Now I grant that an argument taken in abstraction from an episode of reasoning (and as the content of that reasoning) can instantiate two or more argument forms.  But I deny that a concrete episode of reasoning by a definite person at a definite time can instantiate two or more argument forms. So my claim is that while an argument in abstracto can have two or more forms, an argument in concreto, i.e. a concrete episode of reasoning cannot have more than one form.  If this form is valid the argument in concreto is valid.  If invalid, the argument in concreto is invalid.  To illustrate:

Suppose I know that no Democrat supports capital punishment.  Then I learn that Jones is a Democrat.  Putting together these two pieces of information, I infer that Jones does not support capital punishment.
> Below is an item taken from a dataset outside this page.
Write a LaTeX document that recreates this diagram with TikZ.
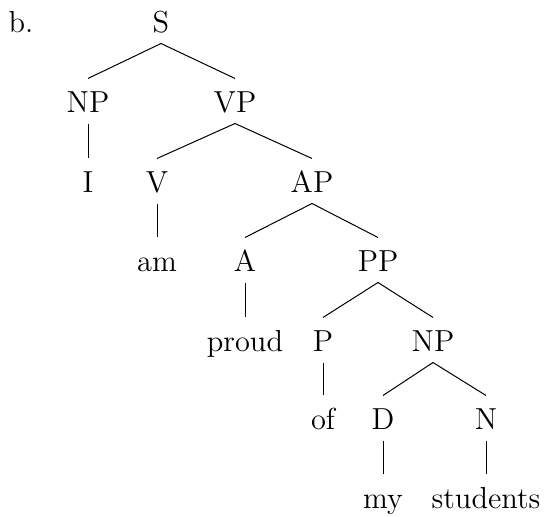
\documentclass[tikz,border=0pt]{standalone}
\begin{document}
\begin{tikzpicture}[x=0.5pt,y=-0.5pt,
  lab/.style={anchor=base,scale=1.267,transform shape,inner xsep=0pt,inner ysep=3.95pt,text height=9.47pt,text depth=0pt,font=\fontsize{12}{14}\selectfont},
  edge/.style={line width=0.5pt}]
\useasboundingbox (0,0) rectangle (546,517);
\node[anchor=base west,inner sep=0pt,scale=1.267,transform shape,font=\fontsize{12}{14}\selectfont] (ex) at (8,33) {b.};
\node[lab] (S) at (161,33) {S};
\node[lab] (NP) at (88,113) {NP};
\node[lab] (VP) at (235,113) {VP};
\node[lab] (I) at (88,193) {I};
\node[lab] (V) at (157,193) {V};
\node[lab] (AP) at (312,193) {AP};
\node[lab] (am) at (157,272) {am};
\node[lab] (A) at (245,272) {A};
\node[lab] (PP) at (378,272) {PP};
\node[lab] (proud) at (245,352) {proud};
\node[lab] (P) at (323,352) {P};
\node[lab] (NPb) at (433,352) {NP};
\node[lab] (of) at (323,430) {of};
\node[lab] (D) at (383,430) {D};
\node[lab] (N) at (486,430) {N};
\node[lab] (my) at (383,509) {my};
\node[lab] (students) at (486,509) {students};
\foreach \a/\b in {S/NP,S/VP,NP/I,VP/V,VP/AP,V/am,AP/A,AP/PP,A/proud,PP/P,PP/NPb,P/of,NPb/D,NPb/N,D/my,N/students}
  \draw[edge] (\a.south) -- (\b.north);
\end{tikzpicture}
\end{document}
By 'the concrete episode of reasoning,' I mean the reasoning process together with its content.  One first thinks of the first proposition, then the second, then one infers the third, and all of this in the unity of one consciousness.  The content is the argument considered in abstraction from any particular diachronic mental enactment by a particular person at a particular time.  The reasoning process as a datable temporally extended mental process is also an abstraction from the concrete episode of reasoning which must include both, the reasoning and its content.

Now the concrete episode of reasoning embodies a pattern.  In the example, I reason in accordance with this pattern:

(x) (Fx –> ~Gx)
Fa
——-
~Ga

Which is also representable as follows:

No Fs are Gs
a is an F
——-
a is not a G.

The pattern or logical form of my concrete episode of reasoning is assuredly not: p, q, ergo r.  This is consistent with saying that the argument in abstracto instantiates the invalid form p, q, ergo r in addition to the valid form above.

The point I am making is this.  If we take an argument in abstraction from the concrete episode of reasoning in which it is embodied, then we may find that it instantiates more than one form.  There is no denying that every valid syllogism, considered by itself and apart from the mental life of an agent who thinks it through, instantiates the invalid form p, q, ergo r.  But no one who reasons syllogistically reasons in accordance with that invalid form.  Syllogistic reasoning, whether correct or incorrect, is reasoning that is sensitive to the internal subpropositional logical structure of the syllogism's constituent propositions.  The invalid form is not a form of the argument in concreto.

 One must  distinguish among the following:

  • The temporally extended event of Jones' reasoning.  This is a particular mental process.
  • The content of this reasoning process, the argument in abstracto as sequence of propositions.
  • The concrete episode of reasoning (i.e. the argument in concreto)  which involves both the reasoning and its content.
  • The verbal expression in written or spoken sentences of the argument.
  • The form or forms of the argument in abstracto.
  • The verbal expression of a form or forms in a form diagram(s).
  • The form of the argument in concreto.

 My point, again, is that we can uphold the Symmetry Thesis if we make a distinction between arguments in the concrete and arguments in the abstract.  But this is a distinction we need in any case.  The Symmetry Thesis holds for arguments in the concrete.  But these are the arguments that matter because these are the ones people actually give.

Applying this to the Massey example above, we can say that while the abstract argument expressed by the following display has two forms, one invalid, the other valid:

If God created something , then God created everything.
God created everything.
——-
God created something

there is no one concrete argument, no one concrete episode of reasoning, that the display expresses.  One who reasons in a way that is attentive to the internal subpropositional structure of the constituent propositions reasons correctly.  But one who ignores this internal structure reasons incorrectly.

In this way we can uphold the Symmetry Thesis and avoid the absurdities to which the Asymmetry Thesis leads.